Duby nous conduit, aussi bien quand il longe le «temps des cathédrales», quand il s'intéresse au «meilleur chevalier du monde», Guillaume le Maréchal, quand il décortique les justifications rhétoriques fondant les «trois ordres du féodalisme » que lorsqu'il écrit sur la femme au XIIe siècle, dans l'imaginaire et la sensibilité des hommes du Moyen Age. Duby est moins l'impossible historien de ce qui s'est passé dans le monde que celui de ce qui s'est passé dans les esprits parallèlement aux événements du monde.

Intelligibilité du passé

Les sources - témoignages, documents - ne sont pas des fenêtres que l'historien pourrait forcer pour que s'étale devant lui le panorama du passé tel qu'il fut, dans son éclatante vérité. Ainsi, «des femmes du XIIe siècle, je ne saisirai jamais rien de plus vrai qu'une image, celle qui flottait dans l'esprit des rares hommes dont nous avons conservé les écrits». Du passé nous ne pouvons connaître que des fragments, des hommes et femmes de jadis que des ombres flottantes. De cette restriction ne sort ni de la non-histoire ni de la fable mais au contraire une plus grande intelligibilité du passé, car sont éclairées les structures mentales de ses protagonistes, l'imaginaire dans lequel ce passé s'est enveloppé.
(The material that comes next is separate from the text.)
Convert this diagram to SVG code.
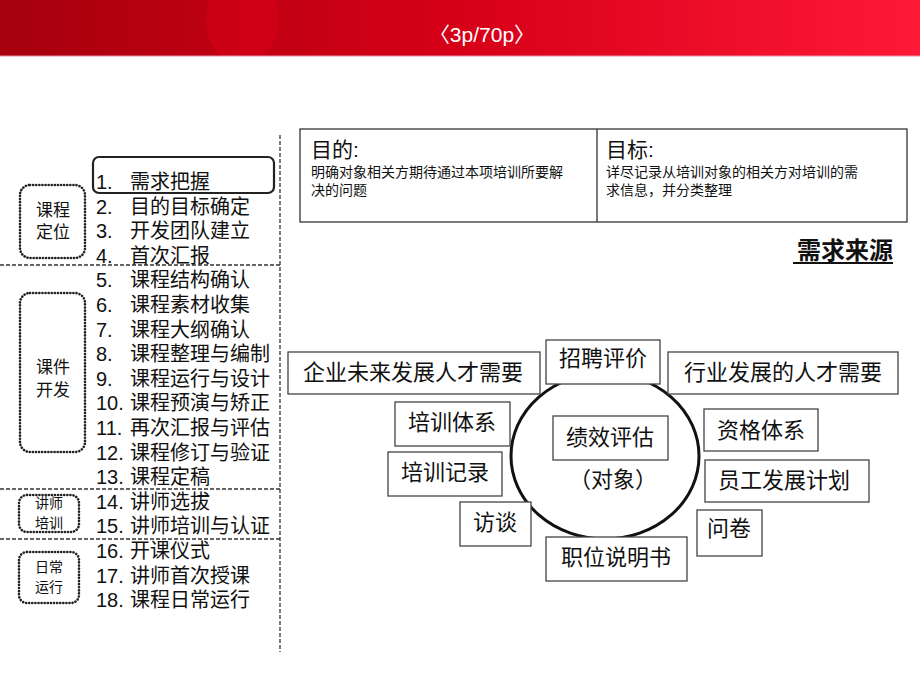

Tout Duby valorise la subjectivité de l'historien. Elle seule est capable de rencontrer celle des témoins : «J'ai essayé d'entrer dans la peau des gens que j'observais. J'ai tenté de penser et de sentir comme eux. J'ai la faiblesse de croire qu'il m'arrive de penser comme pensaient saint Bernard ou Pierre le Vénérable. » Ecrire en historien, pour lui, ne signifie pas dominer en surplomb, comme le faisait Michelet, mais se glisser dans l'imaginaire de nos ancêtres. Subjective, littéraire, l'histoire flirte alors avec l'art : il s'agit de «rapprocher de nouveau la création historique de la création poétique». Ainsi pensait et œuvrait Duby : en artiste et en écrivain majeur, sans rien céder sur la rigueur indispensable à l'historien.